So, after the first playing, here are my thoughts (mixed in a bit with some conversations I had with Matthew and Nathan). So first off - it does seem like there is a reasonably fun game in here with a decently integrated theme. The first problem is - the icon-ology. There are TONS of abilities and categories and classifications for things and they are all done by icon. This is great once you understand the icons, because the cards are pretty easy to decipher - ONCE YOU GET IT. However, it takes a while to get it - say playing through a full round (there are four rounds in a game) will get you enough that you will only occasionally go back and look at the reference card for an icon. Now that would be ok, except for the amount of effort it takes in that first playing to absorb it all. Trying to just grasp at the system means you aren't going to make much of a coherent strategy in the first game.
But, fear not - coherent or not, you will be in the game due to the instant win victory conditions. Now, I don't know how I feel about these. They are random, so you can't really plan to try and win with one. You might not see it or have the opportunity to use it, but as we saw in our game - being in last doesn't mean anything. Which also means being in first doesn't mean anything either. While I understand trying to keep people "in the game" in longer games, I dislike that I can play really well and still lose to something well out of my control. The instant victory conditions, if treated like a threat by everyone, add a little spice to the game, but otherwise just make it a bit random.
Speaking of random, we now come to the part of the game I really disliked. The mostly random resolution of the special actions. If you manage to win control of an area on the board, you get the opportunity card there. In addition, most of the zones offer a special action if you sent an agent that can perform the action. The actions are things like seduction (steal an agent from another player), sabotage (destroy another player's property), prosecute (force a player to lose a building or agent that is criminal or corrupt), hack (use a computer to steal funds from another player), etc. Most of that would be worth while, except to do the action, you have to play a card (from your limited supply numbered 1,2,3,4,4,5,6) and add to it a RANDOM card from 0-8 (only 3 each of 0 and 8 in 150, the rest evenly distributed). The other player does the same. Which means - you can try to influence the result with your card, but mostly, its random. AND you don't get to know the random until you've selected your card.

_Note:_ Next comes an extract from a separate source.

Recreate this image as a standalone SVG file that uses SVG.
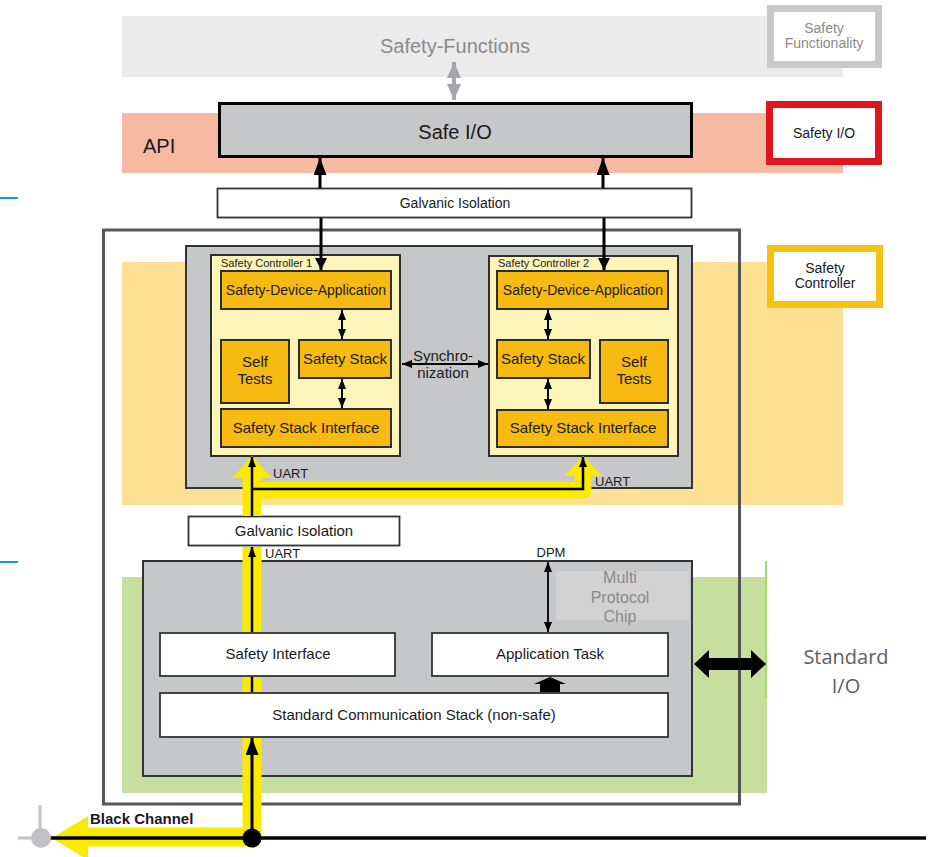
<svg xmlns="http://www.w3.org/2000/svg" width="931" height="857" viewBox="0 0 931 857">
<defs>
<style>
text{font-family:"Liberation Sans",Arial,sans-serif;fill:#1a1a1a}
.c{text-anchor:middle}
.f15{font-size:15px}
.f14{font-size:14px}
.f13{font-size:13px}
.white{fill:#fff;stroke:#333;stroke-width:1.8}
.gray{fill:#c6c7c9;stroke:#333;stroke-width:2}
.panel{fill:#fdf4ba;stroke:#2e2e2e;stroke-width:2}
.orange{fill:#f6ba12;stroke:#2e2e2e;stroke-width:2}
.ln{stroke:#000;fill:none}
.yel{stroke:#f9ea00;fill:none;stroke-linejoin:round}
.lbl{fill:#fff;stroke-width:7}
</style>
<marker id="ahS" viewBox="0 0 10 8" refX="10" refY="4" markerWidth="10" markerHeight="8" markerUnits="userSpaceOnUse" orient="auto-start-reverse"><path d="M0,0 L10,4 L0,8 z" fill="#000"/></marker>
<marker id="ahM" viewBox="0 0 12 12" refX="12" refY="6" markerWidth="12" markerHeight="12" markerUnits="userSpaceOnUse" orient="auto-start-reverse"><path d="M0,0 L12,6 L0,12 z" fill="#000"/></marker>
<marker id="ahL" viewBox="0 0 17 13" refX="17" refY="6.5" markerWidth="17" markerHeight="13" markerUnits="userSpaceOnUse" orient="auto-start-reverse"><path d="M0,0 L17,6.5 L0,13 z" fill="#000"/></marker>
<marker id="ahG" viewBox="0 0 16 14" refX="16" refY="7" markerWidth="16" markerHeight="14" markerUnits="userSpaceOnUse" orient="auto-start-reverse"><path d="M0,0 L16,7 L0,14 z" fill="#a4a5ad"/></marker>
</defs>
<rect width="931" height="857" fill="#fff"/>

<g id="bands">
<rect x="122" y="16" width="721" height="61" fill="#ebebeb"/>
<rect x="122" y="113" width="721" height="60" fill="#f6b9a1"/>
<rect x="122" y="262" width="721" height="243" fill="#fde091"/>
<rect x="122" y="577" width="645" height="216" fill="#c6df9f"/>
<line x1="766" y1="561" x2="766" y2="698" stroke="#a6d96a" stroke-width="2"/>
<line x1="0" y1="198" x2="18" y2="198" stroke="#1a9ad6" stroke-width="2"/>
<line x1="0" y1="562" x2="18" y2="562" stroke="#1a9ad6" stroke-width="2"/>
<text x="455" y="53" class="c" style="font-size:20px;fill:#8a8a8a">Safety-Functions</text>
<text x="143" y="153" style="font-size:20px">API</text>
</g>

<g id="legend-safety-functionality">
<rect x="770.5" y="8.5" width="108" height="56" class="lbl" stroke="#c8c8c8"/>
<text x="824" y="33" class="c f14" style="fill:#8a8a8a">Safety</text>
<text x="824" y="48" class="c f14" style="fill:#8a8a8a">Functionality</text>
</g>
<g id="legend-safety-io">
<rect x="769.5" y="104.5" width="109" height="57" class="lbl" stroke="#e0161e"/>
<text x="824" y="138" class="c f14">Safety I/O</text>
</g>
<g id="legend-safety-controller">
<rect x="770.5" y="248.5" width="109" height="56" class="lbl" stroke="#f5c211"/>
<text x="825" y="273" class="c f14">Safety</text>
<text x="825" y="288" class="c f14">Controller</text>
</g>

<g id="outer-device">
<rect x="103.5" y="230" width="636" height="574" fill="none" stroke="#555" stroke-width="3"/>
</g>

<g id="safe-io">
<rect x="219.5" y="103.5" width="472" height="53" fill="#c6c7c9" stroke="#000" stroke-width="3"/>
<text x="455" y="139" class="c" style="font-size:20px">Safe I/O</text>
</g>

<g id="galvanic-isolation-top">
<rect x="217.5" y="188.5" width="474" height="29" class="white"/>
<text x="455" y="208" class="c f14">Galvanic Isolation</text>
</g>

<g id="controller-container">
<rect x="186" y="246" width="506" height="242" class="gray"/>
</g>

<g id="multi-protocol-chip">
<rect x="143" y="561" width="549" height="215" class="gray"/>
<rect x="556" y="571" width="133" height="49" fill="#d2d2d3"/>
<text x="620" y="583" class="c" style="font-size:16px;fill:#8a8a8a">Multi</text>
<text x="620" y="603" class="c" style="font-size:16px;fill:#8a8a8a">Protocol</text>
<text x="620" y="622" class="c" style="font-size:16px;fill:#8a8a8a">Chip</text>
</g>

<g id="safety-controller-1">
<rect x="211" y="255" width="189" height="201" class="panel"/>
<text x="221" y="267" style="font-size:11px">Safety Controller 1</text>
</g>
<g id="sc1-safety-device-application">
<rect x="221" y="271" width="170" height="38" class="orange"/>
<text x="306" y="295" class="c f14">Safety-Device-Application</text>
</g>
<g id="sc1-self-tests">
<rect x="221" y="340" width="68" height="63" class="orange"/>
<text x="255" y="367" class="c f15">Self</text>
<text x="255" y="384" class="c f15">Tests</text>
</g>
<g id="sc1-safety-stack">
<rect x="299" y="340" width="92" height="38" class="orange"/>
<text x="345" y="364" class="c f15">Safety Stack</text>
</g>
<g id="sc1-safety-stack-interface">
<rect x="221" y="409" width="170" height="38" class="orange"/>
<text x="306" y="433" class="c f15">Safety Stack Interface</text>
</g>

<g id="safety-controller-2">
<rect x="489" y="256" width="189" height="200" class="panel"/>
<text x="498" y="267" style="font-size:11px">Safety Controller 2</text>
</g>
<g id="sc2-safety-device-application">
<rect x="497" y="271" width="171" height="38" class="orange"/>
<text x="583" y="295" class="c f14">Safety-Device-Application</text>
</g>
<g id="sc2-safety-stack">
<rect x="497" y="340" width="93" height="38" class="orange"/>
<text x="543" y="364" class="c f15">Safety Stack</text>
</g>
<g id="sc2-self-tests">
<rect x="600" y="340" width="68" height="63" class="orange"/>
<text x="634" y="367" class="c f15">Self</text>
<text x="634" y="384" class="c f15">Tests</text>
</g>
<g id="sc2-safety-stack-interface">
<rect x="497" y="410" width="171" height="37" class="orange"/>
<text x="583" y="433" class="c f15">Safety Stack Interface</text>
</g>

<g id="galvanic-isolation-bottom">
<rect x="188.5" y="516.5" width="211" height="29" class="white"/>
<text x="294" y="536" class="c f15">Galvanic Isolation</text>
</g>
<g id="safety-interface">
<rect x="160" y="633" width="235" height="43" class="white"/>
<text x="278" y="659" class="c f15">Safety Interface</text>
</g>
<g id="application-task">
<rect x="432" y="633" width="236" height="43" class="white"/>
<text x="550" y="659" class="c f15">Application Task</text>
</g>
<g id="standard-communication-stack">
<rect x="160" y="693" width="508" height="44" class="white"/>
<text x="414" y="720" class="c f15">Standard Communication Stack (non-safe)</text>
</g>

<g id="standard-io">
<text x="846" y="664" class="c" style="font-family:'Open Sans','Noto Sans',sans-serif;font-size:20px;fill:#606060">Standard</text>
<text x="846" y="693" class="c" style="font-family:'Open Sans','Noto Sans',sans-serif;font-size:20px;fill:#606060">I/O</text>
</g>

<g id="connectors">
<line x1="454" y1="62" x2="454" y2="100" stroke="#a4a5ad" stroke-width="4" marker-start="url(#ahG)" marker-end="url(#ahG)"/>
<line x1="320" y1="188" x2="320" y2="158" class="ln" stroke-width="3" marker-end="url(#ahL)"/>
<line x1="603" y1="188" x2="603" y2="158" class="ln" stroke-width="3" marker-end="url(#ahL)"/>
<line x1="321" y1="218" x2="321" y2="270" class="ln" stroke-width="3" marker-end="url(#ahM)"/>
<line x1="604" y1="218" x2="604" y2="270" class="ln" stroke-width="3" marker-end="url(#ahM)"/>
<line x1="342" y1="310" x2="342" y2="339" class="ln" stroke-width="2" marker-start="url(#ahS)" marker-end="url(#ahS)"/>
<line x1="342" y1="379" x2="342" y2="408" class="ln" stroke-width="2" marker-start="url(#ahS)" marker-end="url(#ahS)"/>
<line x1="548" y1="310" x2="548" y2="339" class="ln" stroke-width="2" marker-start="url(#ahS)" marker-end="url(#ahS)"/>
<line x1="548" y1="379" x2="548" y2="409" class="ln" stroke-width="2" marker-start="url(#ahS)" marker-end="url(#ahS)"/>
<line x1="402" y1="364" x2="488" y2="364" class="ln" stroke-width="1.8" marker-start="url(#ahS)" marker-end="url(#ahS)"/>
<line x1="548" y1="562" x2="548" y2="632" class="ln" stroke-width="1.8" marker-start="url(#ahS)" marker-end="url(#ahS)"/>
<!-- yellow path, broken where boxes cover it -->
<polyline points="252,476 252,516" class="yel" stroke-width="19"/>
<polyline points="252,547 252,632" class="yel" stroke-width="19"/>
<polyline points="252,677 252,692" class="yel" stroke-width="19"/>
<polyline points="252,738 252,837 86,837" class="yel" stroke-width="19"/>
<polyline points="252,490 583,490 583,474" class="yel" stroke-width="17"/>
<polygon points="252,456 272,478 232,478" fill="#f9ea00"/>
<polygon points="583,456 602,476 564,476" fill="#f9ea00"/>
<polygon points="88,816 52,838 88,860" fill="#f9ea00"/>
<!-- black lines -->
<line x1="252" y1="516" x2="252" y2="457" class="ln" stroke-width="2.5" marker-end="url(#ahS)"/>
<polyline points="252,489 583,489 583,457" class="ln" stroke-width="2.5" marker-end="url(#ahS)"/>
<line x1="252" y1="632" x2="252" y2="547" class="ln" stroke-width="2.5" marker-end="url(#ahS)"/>
<line x1="252" y1="692" x2="252" y2="677" class="ln" stroke-width="2.5"/>
<line x1="252" y1="838" x2="252" y2="738" class="ln" stroke-width="3" marker-end="url(#ahL)"/>
<line x1="40" y1="805" x2="40" y2="838" stroke="#c0c0c8" stroke-width="3"/>
<line x1="18" y1="838" x2="40" y2="838" stroke="#c0c0c8" stroke-width="3"/>
<line x1="41" y1="838" x2="926" y2="838" class="ln" stroke-width="3.5"/>
<circle cx="41" cy="838" r="10" fill="#c0c0c8"/>
<circle cx="252" cy="838" r="9.5" fill="#000"/>
<polygon points="550,677 566,684 560,684 560,692 540,692 540,684 534,684" fill="#000"/>
<polygon points="694,664 709,650 709,658 751,658 751,650 766,664 751,678 751,670 709,670 709,678" fill="#000"/>
<text x="273" y="478" class="f13">UART</text>
<text x="595" y="486" class="f13">UART</text>
<text x="265" y="558" class="f13">UART</text>
<text x="551" y="557" class="c f13">DPM</text>
<text x="443" y="361" class="c f15">Synchro-</text>
<text x="443" y="378" class="c f15">nization</text>
<text x="90" y="824" style="font-size:15px;font-weight:bold">Black Channel</text>
</g>
</svg>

Its not enough control to make it worth spending your cards on.
My last complaint - the rules. The rulebook was fine as a rule book, and terrible as a reference. Since there is a lot to try and remember, it'd have been better as a reference guide. I REALLY like the way GMT does their rules - very spartan and very straight forward. Rather than putting examples in blocks to the side of the rules, they simply publish a separate game example book which walks through a turn or two and references the rules appropriately. It also explains why you might do (or not take) a certain action. We spent a lot of time trying to figure out exactly what a card or threat or event does. A better reference would have shaved about 30 minutes out of our game.
Now, if it sounds like I really didn't like this game, you are wrong. I did like it, just not enough. I want to play again, but with a few house rules. Matthew and I talked about modifying the random part of the action resolution to be a bit more reasonable. That would help. So would a modified summary of events, threats, robots, characters, etc. I think with that, and not having to re-explain the rules would likely make this a 2.5 hour game. I'm still not sure the payoff is there, but the game still interested me. The idea of the game is cool, but the execution needs a little work. Maybe it just needs those couple tweaks and it'd be a decent game.